Apple Inc., delivered record results for the Oct-Dec’12 quarter and the stock market responded by pulling the stock down dramatically. Amazon delivered sub-par results for the same period and the stock went up 10%. What gives? Stock markets analysts have their own technical theories but I believe it boils down to a simple thing: high expectations from a brand. Not all brands and brand categories witness this phenomenon. You don’t really expect great things from a shampoo brand or a box of cereals. But certain high-involvement, lifestyle brands have great performance expectations.
Apple is in its own league when it comes to expectations and has a diverse audience for it: end consumers, trade press, competing brands and Wall Street. Each of them respond differently to Apple not meeting their own expectations: loyal consumers may feel let down but tend to forgive sub-standard delivery and give the brand another chance. The trade press is like pack of wolves – they gleefully attack Apple for any missteps, perceived missteps or even manufacture ‘mistakes’ of their own (‘Apple will be doomed if they do not launch a Netbook’, ‘Apple will be doomed if they don’t offer a cheap 7-inch tablet’ etc.). Competing brands fuel the fire – by planting stories, attempting to pre-empt any Apple launch with a launch of their own. And the stock market is said to manipulate the stock price. Why is Apple singled out and expected to deliver something spectacular in everything they do? I think its a combination of reasons: the game-changing nature of the iPhone launch and how it impacted the smartphone industry; the success of iPod & iTunes and their impact on the music industry.

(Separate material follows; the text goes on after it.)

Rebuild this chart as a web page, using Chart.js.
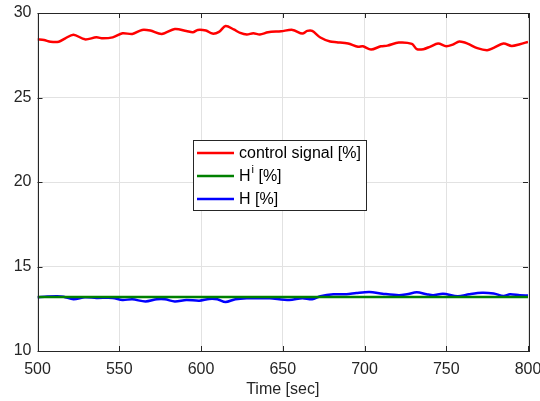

What’s behind such reactions? Apple’s attitude to business & marketing is one aspect. They don’t participate as a brand in social media platforms, addressing consumer complaints & or reacting to tech blog comments. They let the Apple fans do that job. And of course they do nudge influential tech blogs to write positive articles about them. Sometimes, they are not allowed to comment – when it comes to stock prices for example. So it appears that Apple is radio silent and therefore unapproachable and arrogant to many. Secondly, Apple is routinely expected to deliver ground-breaking products – phrases like ‘Apple has not produced anything disruptive since the launch of the iPad’ and so on. Considering the iPad is just 3 years old, it is a bit too much to expect any company to repeat the feat every 6 months.
The most powerful aspect behind this attitude is the wish to see the mighty fall. Many don’t consider Apple as a ‘brand for me’ for a variety of of reasons: bias, feeling that it is of poor value & over hyped, too expensive, closed system etc. For them, the hype around Apple (which is through the year) strengthens those notions and only makes the brand more distant. And add Apple’s hyperbole (all companies indulge in it) when it comes to their product descriptions (most amazing, revolutionary etc., which is no different from claims like the ‘world’s most advanced technology’ commonly seen in automobile and consumer durable marketing) the negativity around Apple deepens. And that turns into glee when there is a misstep from the company (like the Maps debacle).
In this context, it is commendable that Apple doesn’t waver from its laser sharp focus. Steve Jobs excelled in it (saying no to hundred things that are possible) and that culture carries on. They do what they think is best for the brand and don’t get swayed by the opinions or advice in the trade press and social media circles. A trait much needed when there is so much written about you as a brand.